If there is only one quote I remember from the last year of my undergraduate degree, that may be it. Today is my first Saturday of ‘freedom’ since finishing my course work for my undergraduate degree. I feel so …liberated…, at a bit of a loss for what to do, still very tired, but most of all, extremely happy that I am soon going to be reunited with my family and friends back at home. And of course, for the excited summer adventures to be had with them and with new friends I will make once I move (where?: somewhere).
That quote literally means, “I love, you love, he loves, we love, they love, you love. If only it were not a (verb) conjugation but reality.” If you have ever studied a ‘Romance’ language (one based on Latin, including Spanish, French, Italian, Portuguese and other less known languages and dialects in southern Europe) this may make you chuckle.
Uruguayan poet, novelist and journalist who was unfortunately hardly known in the English-speaking world, Benedetti was a Latin American icon literary icon. After 88 years of passionate living, he passed away in 2009 in Montevideo, the city he had long called home after growing up in Paso de los Toros. I studied some his poems in a 20th century Latin American Poetry class in the fall and many are still cemented in my head!
Benedetti will be remembered as a member of the “Generation of ’45”, a Uruguayan intellectual and literary movement which included individuals such as Mario Arregui, Amanda Berenguer, Juan Carlos Onetti, Líber Falco, Manuel Flores Mora, Tola Invernizzi, Mauricio Muller, José Pedro Díaz, Carlos Real de Azúa, Emir Rodríguez Monegal and Idea Vilariño.
He wrote in the famous weekly Uruguayan newspaper Marcha. From 1973 to 1985, when a military dictatorship ruled Uruguay, Benedetti lived in exile in Buenos Aires, Lima, Havana and Spain, as did many other Latin American intellectuals in the 70s and 80s to continue publishing with less risk of persecution.
Once democracy had been restored, Benedetti divided his time between the capitals of Uruguay and Spain. In 1986 he was awarded Laureate Of The International Botev Prize. In 2005, he was named the recipient of the Premio Menéndez y Pelayo.
His poetry was used in the 1992 Argentine movie The Dark Side of the Heart (El lado oscuro del corazón) in which he read some of his poems in German. He is probably best known internationally for his novel La Tregua (“The Truce”, 1960).
In 2006, Mario Benedetti signed a petition in support of the independence of Puerto Rico from the United States of America. I made a friend from Puerto Rico this semester and I now understand just how contentious this issue is, although it is not mentioned in North American news.
Before dying he dictated to his personal secretary, Ariel Silva, what would become his last poem.

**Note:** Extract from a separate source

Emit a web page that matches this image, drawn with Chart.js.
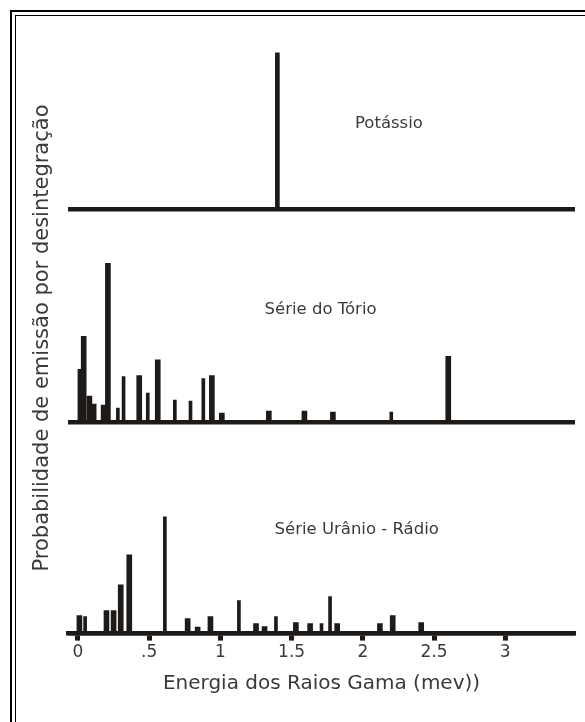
<!DOCTYPE html>
<html>
<head>
<meta charset="utf-8">
<script src="https://cdn.jsdelivr.net/npm/chart.js@4/dist/chart.umd.min.js"></script>
<style>
  body { margin: 0; background: #fff; }
  canvas { display: block; }
</style>
</head>
<body>
<canvas id="grafico" width="585" height="722"></canvas>
<script>
// energias em MeV e intensidades relativas (unidades arbitrarias)
const potassioE = [1.40];
const potassioP = [157];

const torioLargasE = [0.04, 0.08, 0.11, 0.18, 0.21, 0.43, 0.56, 0.94, 1.01, 1.34, 1.59, 1.79, 2.60];
const torioLargasP = [86.5, 26.5, 18.5, 17.5, 159.5, 47, 63, 47, 9.5, 11.5, 11.5, 10.5, 66.5];
const torioFinasE = [0.01, 0.28, 0.32, 0.49, 0.68, 0.79, 0.88, 2.20];
const torioFinasP = [53.5, 14.5, 46, 29.5, 22.5, 21.5, 44, 10.5];

const uranioLargasE = [0.01, 0.20, 0.25, 0.30, 0.36, 0.77, 0.84, 0.93, 1.25, 1.31, 1.53, 1.63, 1.82, 2.12, 2.21, 2.41];
const uranioLargasP = [18, 23, 23, 49, 79, 15, 6.5, 17, 10, 7, 11, 10, 10, 10, 18, 11];
const uranioFinasE = [0.05, 0.61, 1.13, 1.39, 1.71, 1.77];
const uranioFinasP = [17, 117, 33, 17, 10, 37];

const tickValores = [0, 0.5, 1, 1.5, 2, 2.5, 3];
const tickRotulos = ['0', '.5', '1', '1.5', '2', '2.5', '3'];

const nomesPaineis = ['Potássio', 'Série do Tório', 'Série Urânio - Rádio'];

const tinta = '#1e1a17';
const cinzaTexto = '#3a3a3a';
const fonte = "'DejaVu Sans', sans-serif";

const pontos = (es, ps) => es.map((e, i) => ({ x: e, y: ps[i] }));

function serie(es, ps, eixo, largura) {
  return {
    data: pontos(es, ps),
    yAxisID: eixo,
    backgroundColor: tinta,
    barThickness: largura,
    grouped: false
  };
}

// escala y de cada painel: so a linha do zero aparece (linha de base grossa)
function eixoPainel(maximo) {
  return {
    type: 'linear',
    position: 'left',
    stack: 'paineis',
    stackWeight: maximo,
    min: 0,
    max: maximo,
    afterBuildTicks: s => { s.ticks = [{ value: 0 }]; },
    ticks: { display: false },
    border: { display: false },
    grid: {
      drawTicks: false,
      lineWidth: 4.5,
      color: c => (c.tick && c.tick.value === 0) ? tinta : 'rgba(0,0,0,0)'
    }
  };
}

const decoracao = {
  id: 'decoracao',
  beforeDraw(chart) {
    const ctx = chart.ctx;
    ctx.save();
    ctx.fillStyle = '#000';
    // moldura dupla (esquerda e topo)
    ctx.fillRect(10, 10, 2, chart.height - 10);
    ctx.fillRect(10, 10, chart.width - 10, 2);
    ctx.fillRect(15, 15, 1, chart.height - 15);
    ctx.fillRect(15, 15, chart.width - 15, 1);
    ctx.restore();
  },
  afterDraw(chart) {
    const ctx = chart.ctx;
    const x = chart.scales.x;
    ctx.save();
    ctx.fillStyle = cinzaTexto;

    // titulo do eixo y
    ctx.font = '21px ' + fonte;
    ctx.textAlign = 'center';
    ctx.textBaseline = 'middle';
    ctx.translate(43, 338);
    ctx.rotate(-Math.PI / 2);
    ctx.fillText('Probabilidade de emissão por desintegração', 0, 0);
    ctx.setTransform(1, 0, 0, 1, 0, 0);

    // nomes dos paineis
    ctx.font = '16.5px ' + fonte;
    ctx.textAlign = 'left';
    const lugares = [
      { e: 1.945, v: 86, eixo: 'yK' },
      { e: 1.31, v: 113, eixo: 'yTh' },
      { e: 1.38, v: 104, eixo: 'yU' }
    ];
    lugares.forEach((l, i) => {
      const s = chart.scales[l.eixo];
      ctx.fillText(nomesPaineis[i], x.getPixelForValue(l.e), s.getPixelForValue(l.v));
    });
    ctx.restore();
  }
};

new Chart(document.getElementById('grafico'), {
  type: 'bar',
  data: {
    datasets: [
      serie(potassioE, potassioP, 'yK', 4),
      serie(torioLargasE, torioLargasP, 'yTh', 5),
      serie(torioFinasE, torioFinasP, 'yTh', 3),
      serie(uranioLargasE, uranioLargasP, 'yU', 5),
      serie(uranioFinasE, uranioFinasP, 'yU', 3)
    ]
  },
  options: {
    responsive: false,
    animation: false,
    layout: { padding: { left: 68, right: 10, top: 26, bottom: 22 } },
    plugins: {
      legend: { display: false },
      tooltip: { enabled: false }
    },
    scales: {
      x: {
        type: 'linear',
        offset: false,
        min: -0.0702,
        max: 3.49,
        afterBuildTicks: s => { s.ticks = tickValores.map(v => ({ value: v })); },
        ticks: {
          callback: (v, i) => tickRotulos[i],
          color: cinzaTexto,
          font: { family: fonte, size: 17 },
          padding: 2,
          maxRotation: 0,
          autoSkip: false
        },
        border: { display: true, color: tinta, width: 4.5 },
        grid: {
          offset: false,
          drawOnChartArea: false,
          drawTicks: true,
          tickLength: 7,
          tickWidth: 5,
          tickColor: tinta
        },
        title: {
          display: true,
          text: 'Energia dos Raios Gama (mev))',
          color: cinzaTexto,
          font: { family: fonte, size: 20 },
          padding: { top: 7, bottom: 4 }
        }
      },
      // ordem inversa: o ultimo eixo da pilha fica no topo
      yU: eixoPainel(211.5),
      yTh: eixoPainel(213.5),
      yK: eixoPainel(184)
    }
  },
  plugins: [decoracao]
});
</script>
</body>
</html>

What I find most fascinating about his poems is that they are a superb blend of love and other emotions, politics, and a play on words and grammar, yet they still have a simple elegance. My favourites are “Bienvenida” (“Welcome”), “El Sur También Existe” (“The South Exists Too”), “Arco Íris” (“Rainbow”), “Hagamos un trato” (“We’ll make a deal”), “Un hombre preso mira a su hijo” (An imprisoned man looks at his son”), “Ser y Estar” (“To be and To be”-because in Spanish there are two verbs which mean ‘to be’) and of course, the classic of classic Benedetti poems: “Te Quiero” (“I Love You”).
Some English translations of poems by this outstanding writer are now available online, so I wish you pleasant times reading them. And hopefully many more enjoyable times visiting my blog.
Welcome! ¡Bienvenidos! Bienvenue! ¡Bem-vindo!